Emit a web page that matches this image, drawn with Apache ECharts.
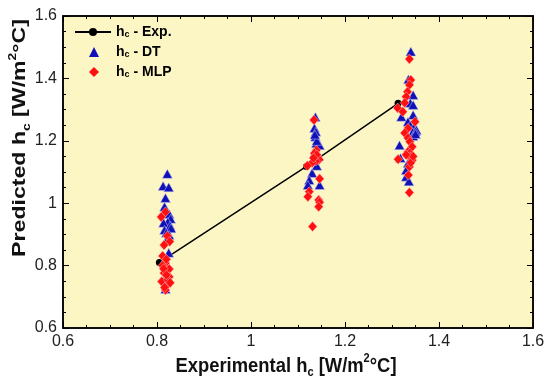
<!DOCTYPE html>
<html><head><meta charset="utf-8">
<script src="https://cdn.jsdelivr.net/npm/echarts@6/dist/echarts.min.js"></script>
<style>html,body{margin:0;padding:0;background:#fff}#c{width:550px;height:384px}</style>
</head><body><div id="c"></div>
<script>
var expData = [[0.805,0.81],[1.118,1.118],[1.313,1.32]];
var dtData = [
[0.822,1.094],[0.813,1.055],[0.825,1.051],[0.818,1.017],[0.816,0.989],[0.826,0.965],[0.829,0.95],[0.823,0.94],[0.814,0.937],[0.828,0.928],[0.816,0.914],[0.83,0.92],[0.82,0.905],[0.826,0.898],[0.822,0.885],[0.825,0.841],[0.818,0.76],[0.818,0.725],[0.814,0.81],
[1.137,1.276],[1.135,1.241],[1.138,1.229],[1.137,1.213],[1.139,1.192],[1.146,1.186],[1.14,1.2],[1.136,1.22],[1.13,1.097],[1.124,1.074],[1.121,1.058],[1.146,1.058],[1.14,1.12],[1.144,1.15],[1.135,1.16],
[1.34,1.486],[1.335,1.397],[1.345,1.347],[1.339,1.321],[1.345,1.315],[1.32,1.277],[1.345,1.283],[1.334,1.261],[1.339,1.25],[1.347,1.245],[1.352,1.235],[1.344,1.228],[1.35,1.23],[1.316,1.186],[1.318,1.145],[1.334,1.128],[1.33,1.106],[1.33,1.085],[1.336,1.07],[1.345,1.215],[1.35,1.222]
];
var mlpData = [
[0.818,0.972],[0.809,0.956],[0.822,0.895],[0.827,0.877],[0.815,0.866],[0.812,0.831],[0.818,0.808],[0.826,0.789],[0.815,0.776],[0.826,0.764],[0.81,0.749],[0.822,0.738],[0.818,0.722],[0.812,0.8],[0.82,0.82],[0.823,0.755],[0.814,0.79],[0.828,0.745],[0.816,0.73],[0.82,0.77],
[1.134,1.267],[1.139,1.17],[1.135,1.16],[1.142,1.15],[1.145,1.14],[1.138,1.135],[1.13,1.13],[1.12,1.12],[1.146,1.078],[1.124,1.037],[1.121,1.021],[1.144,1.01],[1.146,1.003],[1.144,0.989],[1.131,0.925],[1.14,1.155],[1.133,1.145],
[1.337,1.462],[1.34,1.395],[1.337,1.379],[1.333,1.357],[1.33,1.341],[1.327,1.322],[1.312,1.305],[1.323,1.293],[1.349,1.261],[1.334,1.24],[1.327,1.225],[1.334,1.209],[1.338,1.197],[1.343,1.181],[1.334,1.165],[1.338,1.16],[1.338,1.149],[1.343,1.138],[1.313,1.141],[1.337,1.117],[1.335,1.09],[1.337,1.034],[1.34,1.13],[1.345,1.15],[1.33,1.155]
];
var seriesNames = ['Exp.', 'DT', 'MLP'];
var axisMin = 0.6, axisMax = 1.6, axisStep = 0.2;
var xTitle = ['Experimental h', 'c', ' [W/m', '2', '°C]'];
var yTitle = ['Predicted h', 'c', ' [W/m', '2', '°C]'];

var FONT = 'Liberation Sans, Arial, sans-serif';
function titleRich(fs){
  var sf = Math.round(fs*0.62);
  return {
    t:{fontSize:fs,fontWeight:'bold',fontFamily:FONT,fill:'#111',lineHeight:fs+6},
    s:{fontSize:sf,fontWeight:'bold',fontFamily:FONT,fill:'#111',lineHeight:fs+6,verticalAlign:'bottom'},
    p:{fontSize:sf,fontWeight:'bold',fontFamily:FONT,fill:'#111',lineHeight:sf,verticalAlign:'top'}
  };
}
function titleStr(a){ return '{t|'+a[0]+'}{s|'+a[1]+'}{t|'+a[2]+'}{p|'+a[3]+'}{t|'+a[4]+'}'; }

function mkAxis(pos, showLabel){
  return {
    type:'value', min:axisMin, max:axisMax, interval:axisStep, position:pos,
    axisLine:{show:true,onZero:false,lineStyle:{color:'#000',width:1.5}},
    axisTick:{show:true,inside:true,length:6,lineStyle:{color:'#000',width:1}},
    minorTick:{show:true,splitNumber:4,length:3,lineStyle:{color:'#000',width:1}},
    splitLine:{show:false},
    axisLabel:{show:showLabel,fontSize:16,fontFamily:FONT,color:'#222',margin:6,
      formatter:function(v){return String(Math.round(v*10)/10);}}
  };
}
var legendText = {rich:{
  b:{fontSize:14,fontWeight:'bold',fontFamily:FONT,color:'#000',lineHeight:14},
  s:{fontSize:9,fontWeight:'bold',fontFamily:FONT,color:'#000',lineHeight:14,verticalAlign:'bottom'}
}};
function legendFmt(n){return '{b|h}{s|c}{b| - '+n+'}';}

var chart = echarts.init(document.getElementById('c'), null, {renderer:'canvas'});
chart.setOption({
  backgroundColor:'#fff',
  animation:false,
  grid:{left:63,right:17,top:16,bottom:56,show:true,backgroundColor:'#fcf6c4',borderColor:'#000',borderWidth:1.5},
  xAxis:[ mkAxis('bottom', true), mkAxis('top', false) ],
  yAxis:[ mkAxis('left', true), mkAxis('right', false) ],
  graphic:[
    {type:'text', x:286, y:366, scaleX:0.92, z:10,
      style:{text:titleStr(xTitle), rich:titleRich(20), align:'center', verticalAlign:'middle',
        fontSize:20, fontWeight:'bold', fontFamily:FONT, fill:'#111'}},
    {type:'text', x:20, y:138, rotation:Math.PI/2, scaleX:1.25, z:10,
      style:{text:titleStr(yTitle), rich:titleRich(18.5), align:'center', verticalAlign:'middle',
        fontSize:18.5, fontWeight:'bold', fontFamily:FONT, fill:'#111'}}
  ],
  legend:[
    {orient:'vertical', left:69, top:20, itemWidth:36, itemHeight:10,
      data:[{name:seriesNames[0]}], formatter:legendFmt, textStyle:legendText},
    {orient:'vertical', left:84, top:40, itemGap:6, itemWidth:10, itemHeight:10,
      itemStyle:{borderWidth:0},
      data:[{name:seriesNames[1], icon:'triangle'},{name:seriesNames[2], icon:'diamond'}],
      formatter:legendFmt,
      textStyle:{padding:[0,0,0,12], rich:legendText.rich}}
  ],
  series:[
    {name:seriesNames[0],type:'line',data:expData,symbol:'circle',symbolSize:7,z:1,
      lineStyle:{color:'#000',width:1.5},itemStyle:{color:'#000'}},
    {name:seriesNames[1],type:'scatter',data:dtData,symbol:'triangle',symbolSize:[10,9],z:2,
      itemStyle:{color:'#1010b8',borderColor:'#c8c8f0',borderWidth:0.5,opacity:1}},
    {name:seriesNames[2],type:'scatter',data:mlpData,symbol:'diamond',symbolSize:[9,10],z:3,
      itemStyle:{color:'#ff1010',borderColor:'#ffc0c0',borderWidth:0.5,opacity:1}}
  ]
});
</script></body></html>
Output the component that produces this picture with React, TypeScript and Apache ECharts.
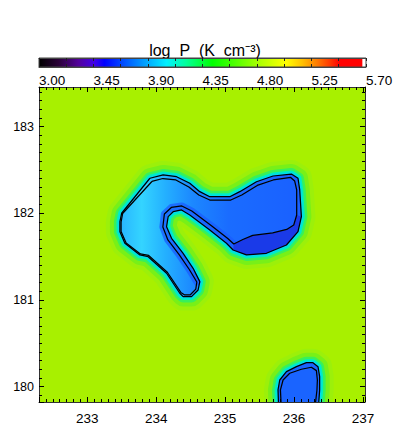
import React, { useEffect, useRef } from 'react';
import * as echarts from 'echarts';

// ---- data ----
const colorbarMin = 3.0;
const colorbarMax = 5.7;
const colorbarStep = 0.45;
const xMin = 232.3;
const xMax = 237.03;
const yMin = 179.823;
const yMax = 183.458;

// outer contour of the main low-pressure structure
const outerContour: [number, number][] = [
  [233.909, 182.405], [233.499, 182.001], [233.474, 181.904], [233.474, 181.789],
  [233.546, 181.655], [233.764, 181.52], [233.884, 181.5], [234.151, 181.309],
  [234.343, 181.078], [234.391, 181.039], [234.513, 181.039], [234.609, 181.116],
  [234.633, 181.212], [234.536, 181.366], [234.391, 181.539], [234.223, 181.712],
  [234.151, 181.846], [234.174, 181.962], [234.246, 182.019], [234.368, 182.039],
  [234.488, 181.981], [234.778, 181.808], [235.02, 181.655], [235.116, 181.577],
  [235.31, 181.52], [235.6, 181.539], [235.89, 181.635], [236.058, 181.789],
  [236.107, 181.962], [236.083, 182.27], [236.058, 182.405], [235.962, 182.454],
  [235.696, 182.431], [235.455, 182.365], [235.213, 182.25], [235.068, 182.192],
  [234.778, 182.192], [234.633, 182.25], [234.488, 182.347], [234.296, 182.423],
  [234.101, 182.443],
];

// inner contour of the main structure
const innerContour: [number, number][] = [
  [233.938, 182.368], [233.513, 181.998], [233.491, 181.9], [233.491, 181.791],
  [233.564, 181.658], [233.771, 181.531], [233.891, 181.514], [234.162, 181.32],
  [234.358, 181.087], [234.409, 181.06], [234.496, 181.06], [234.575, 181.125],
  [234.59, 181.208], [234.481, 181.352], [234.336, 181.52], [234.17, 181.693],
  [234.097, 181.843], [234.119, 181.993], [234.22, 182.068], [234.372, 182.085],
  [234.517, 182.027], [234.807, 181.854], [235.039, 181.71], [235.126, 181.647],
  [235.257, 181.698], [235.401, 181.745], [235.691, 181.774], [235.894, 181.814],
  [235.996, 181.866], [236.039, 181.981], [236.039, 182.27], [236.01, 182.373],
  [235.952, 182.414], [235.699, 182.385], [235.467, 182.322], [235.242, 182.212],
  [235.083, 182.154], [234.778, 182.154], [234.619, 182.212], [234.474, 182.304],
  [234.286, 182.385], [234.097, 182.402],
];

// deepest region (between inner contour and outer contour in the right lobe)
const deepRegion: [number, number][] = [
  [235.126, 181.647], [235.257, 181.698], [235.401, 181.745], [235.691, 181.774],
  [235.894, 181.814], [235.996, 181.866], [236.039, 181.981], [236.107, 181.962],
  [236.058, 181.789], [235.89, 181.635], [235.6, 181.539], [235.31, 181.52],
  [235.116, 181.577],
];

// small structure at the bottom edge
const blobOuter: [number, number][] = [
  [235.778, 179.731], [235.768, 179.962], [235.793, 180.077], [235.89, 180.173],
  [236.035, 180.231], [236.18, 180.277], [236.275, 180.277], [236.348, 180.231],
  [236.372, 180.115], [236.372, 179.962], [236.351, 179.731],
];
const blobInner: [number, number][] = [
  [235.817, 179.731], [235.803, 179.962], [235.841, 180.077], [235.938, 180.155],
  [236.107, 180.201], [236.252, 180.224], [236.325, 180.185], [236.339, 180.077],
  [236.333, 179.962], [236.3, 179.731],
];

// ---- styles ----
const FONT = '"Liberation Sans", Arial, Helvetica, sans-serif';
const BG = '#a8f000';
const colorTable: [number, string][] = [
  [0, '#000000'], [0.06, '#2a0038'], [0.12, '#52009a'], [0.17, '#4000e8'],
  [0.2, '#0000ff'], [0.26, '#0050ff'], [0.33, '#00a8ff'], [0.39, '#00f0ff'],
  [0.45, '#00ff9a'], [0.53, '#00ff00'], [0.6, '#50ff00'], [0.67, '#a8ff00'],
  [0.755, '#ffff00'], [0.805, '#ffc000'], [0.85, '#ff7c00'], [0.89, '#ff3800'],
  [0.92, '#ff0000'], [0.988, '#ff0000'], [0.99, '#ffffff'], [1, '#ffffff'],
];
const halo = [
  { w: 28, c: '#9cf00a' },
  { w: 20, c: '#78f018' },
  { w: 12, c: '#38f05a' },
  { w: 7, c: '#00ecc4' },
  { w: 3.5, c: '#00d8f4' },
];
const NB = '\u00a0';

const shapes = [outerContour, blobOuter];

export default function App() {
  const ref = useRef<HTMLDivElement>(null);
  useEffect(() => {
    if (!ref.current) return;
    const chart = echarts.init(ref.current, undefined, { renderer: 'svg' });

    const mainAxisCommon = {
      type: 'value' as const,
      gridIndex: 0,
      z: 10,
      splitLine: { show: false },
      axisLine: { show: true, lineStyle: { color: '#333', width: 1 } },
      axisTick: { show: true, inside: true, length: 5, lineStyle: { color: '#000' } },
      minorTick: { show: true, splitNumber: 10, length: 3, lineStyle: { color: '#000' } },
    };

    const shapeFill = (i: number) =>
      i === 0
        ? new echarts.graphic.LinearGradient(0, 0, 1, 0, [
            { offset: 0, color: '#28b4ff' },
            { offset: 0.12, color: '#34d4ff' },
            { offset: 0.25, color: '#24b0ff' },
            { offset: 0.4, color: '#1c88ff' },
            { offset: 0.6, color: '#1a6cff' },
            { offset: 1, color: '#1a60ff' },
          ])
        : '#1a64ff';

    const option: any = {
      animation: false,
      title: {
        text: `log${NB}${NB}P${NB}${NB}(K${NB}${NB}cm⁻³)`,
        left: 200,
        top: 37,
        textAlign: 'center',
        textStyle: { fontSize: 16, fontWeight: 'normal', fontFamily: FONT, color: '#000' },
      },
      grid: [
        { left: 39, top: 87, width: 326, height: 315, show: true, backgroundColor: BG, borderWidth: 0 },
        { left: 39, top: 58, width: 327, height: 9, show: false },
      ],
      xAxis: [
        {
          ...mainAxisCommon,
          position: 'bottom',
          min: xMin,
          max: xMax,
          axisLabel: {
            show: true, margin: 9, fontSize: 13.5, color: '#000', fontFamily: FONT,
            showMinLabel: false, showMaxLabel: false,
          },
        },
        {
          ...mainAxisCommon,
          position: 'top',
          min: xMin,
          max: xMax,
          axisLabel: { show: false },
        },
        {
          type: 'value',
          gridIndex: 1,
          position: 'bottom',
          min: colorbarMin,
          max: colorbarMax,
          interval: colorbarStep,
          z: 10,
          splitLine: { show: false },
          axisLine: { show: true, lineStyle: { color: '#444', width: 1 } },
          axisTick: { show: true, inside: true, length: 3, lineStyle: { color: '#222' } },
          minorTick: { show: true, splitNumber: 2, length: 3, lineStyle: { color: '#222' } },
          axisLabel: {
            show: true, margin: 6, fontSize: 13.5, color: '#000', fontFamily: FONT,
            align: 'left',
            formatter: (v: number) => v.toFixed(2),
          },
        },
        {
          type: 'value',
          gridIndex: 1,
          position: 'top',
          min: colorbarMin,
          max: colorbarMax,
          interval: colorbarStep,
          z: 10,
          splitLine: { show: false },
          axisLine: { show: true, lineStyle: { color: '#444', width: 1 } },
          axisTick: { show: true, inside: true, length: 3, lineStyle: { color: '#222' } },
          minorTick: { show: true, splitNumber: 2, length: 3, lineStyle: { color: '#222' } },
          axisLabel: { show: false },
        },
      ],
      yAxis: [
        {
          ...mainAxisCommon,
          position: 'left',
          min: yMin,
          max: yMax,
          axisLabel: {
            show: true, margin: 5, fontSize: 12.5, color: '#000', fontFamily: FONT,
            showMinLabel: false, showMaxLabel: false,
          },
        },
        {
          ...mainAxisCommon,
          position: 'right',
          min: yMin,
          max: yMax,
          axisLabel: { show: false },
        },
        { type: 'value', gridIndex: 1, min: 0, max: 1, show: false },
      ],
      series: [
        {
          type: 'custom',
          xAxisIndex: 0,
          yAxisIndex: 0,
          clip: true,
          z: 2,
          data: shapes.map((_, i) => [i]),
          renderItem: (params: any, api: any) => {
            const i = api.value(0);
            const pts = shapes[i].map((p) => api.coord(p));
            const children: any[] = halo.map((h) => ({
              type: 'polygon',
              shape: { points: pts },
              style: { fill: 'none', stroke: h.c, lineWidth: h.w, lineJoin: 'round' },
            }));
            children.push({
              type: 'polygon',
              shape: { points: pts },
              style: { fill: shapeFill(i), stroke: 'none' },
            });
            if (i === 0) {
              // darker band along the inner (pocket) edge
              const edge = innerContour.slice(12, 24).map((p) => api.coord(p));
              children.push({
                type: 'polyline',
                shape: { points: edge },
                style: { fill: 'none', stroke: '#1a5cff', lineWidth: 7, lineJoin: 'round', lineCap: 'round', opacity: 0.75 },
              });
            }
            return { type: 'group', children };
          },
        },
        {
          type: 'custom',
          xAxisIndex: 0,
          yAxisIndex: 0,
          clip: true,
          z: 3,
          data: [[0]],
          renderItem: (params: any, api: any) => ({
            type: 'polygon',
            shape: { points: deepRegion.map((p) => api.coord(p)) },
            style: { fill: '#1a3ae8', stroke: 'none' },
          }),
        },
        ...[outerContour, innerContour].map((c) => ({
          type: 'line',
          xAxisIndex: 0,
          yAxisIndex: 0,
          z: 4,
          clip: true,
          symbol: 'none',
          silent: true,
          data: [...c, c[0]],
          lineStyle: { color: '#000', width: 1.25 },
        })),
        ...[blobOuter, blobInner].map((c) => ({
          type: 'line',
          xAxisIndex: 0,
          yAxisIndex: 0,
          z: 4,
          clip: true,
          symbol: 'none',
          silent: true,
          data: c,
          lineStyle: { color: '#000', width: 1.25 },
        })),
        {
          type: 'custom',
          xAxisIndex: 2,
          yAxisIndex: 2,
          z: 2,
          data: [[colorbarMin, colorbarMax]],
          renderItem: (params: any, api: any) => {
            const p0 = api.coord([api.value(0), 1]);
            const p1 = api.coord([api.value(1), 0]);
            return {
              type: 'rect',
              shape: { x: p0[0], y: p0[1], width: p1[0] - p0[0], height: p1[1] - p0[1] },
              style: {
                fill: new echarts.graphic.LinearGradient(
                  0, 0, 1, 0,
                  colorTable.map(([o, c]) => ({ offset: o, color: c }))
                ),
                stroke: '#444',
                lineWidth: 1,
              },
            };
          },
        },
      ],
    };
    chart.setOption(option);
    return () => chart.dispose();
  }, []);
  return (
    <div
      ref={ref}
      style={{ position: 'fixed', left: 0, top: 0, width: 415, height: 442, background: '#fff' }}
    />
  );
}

= Do this =
Everything from the line that contains "Output the component" down to the line that contains "import * as echarts from 'echarts';" should be written out exactly, end lines too, minus the pictures.

= Finished task =
Output the component that produces this picture with React, TypeScript and Apache ECharts.
import React, { useEffect, useRef } from 'react';
import * as echarts from 'echarts';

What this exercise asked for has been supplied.